What is Canvass for Compliance?
Canvass for Compliance is a client-server based, proprietary Scanner solution for the OSS Review Toolkit (ORT).
Canvass for Compliance uses Natural Language Processing and other machine learning methods to find license statements and copyright notices in source code text files. It excels in finding licensing information that was modified from its original form and unusually formatted copyrights. Software license compliance requires correct identification of Free and Open Source Software dependencies. Canvass Labs is collaborating with the OSS Review Toolkit (ORT) to solve this problem.
For more information, please refer to the Getting Started guide.
Why use machine learning and AI methods?
There are around 400 standard Open Source Licenses, as shown in the Software Package Data Exchange (SPDX) license list. When analyzing thousands of OSS packages, Canvass Labs noticed that open-source software developers often alter the license statements and write non-standard copyright statements about ten to twenty percent of the time. Open-source programmers can also make a reference to a license instead of providing the license itself. The exact or fuzzy text matching used by other scanners will fail to find all of these variations.
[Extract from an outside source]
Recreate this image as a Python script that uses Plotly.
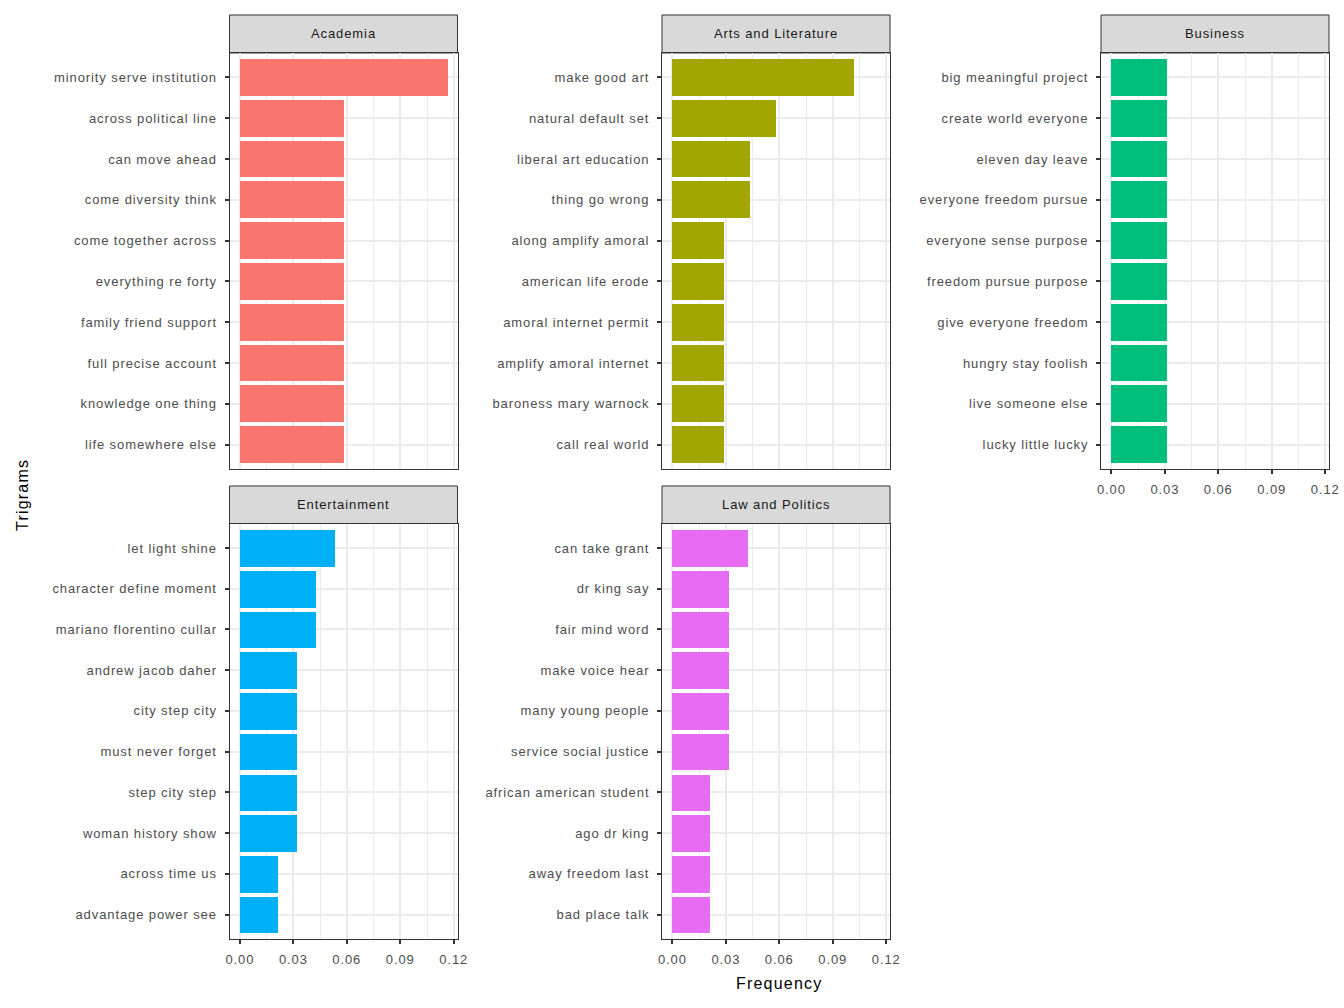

Canvass for Compliance protects users' intellectual property
Before sending data to the server, Canvass for Compliance blanks out all the code except comments and string literals because only they may contain license information in the source code files. Currently, it parses the following languages:
C, C#, C++, Dart, Go, Java, JavaScript, Kotlin, Perl, Python, Ruby, Rust, Scala, Typescript, and JSX (JavaScript XML, React)
For other language types, it currently uploads the entire content. We are presently developing parsers for other programming languages. (Users can review the information sent to the server by examining the native-scan-results directory's contents in their results.)
Canvass for Compliance anonymizes file names and paths before sending them to the server because they may contain valuable information.
The server only caches the file hash (md5) and the license findings for future scans. Canvass for Compliance deletes uploaded users' source code files after the scan.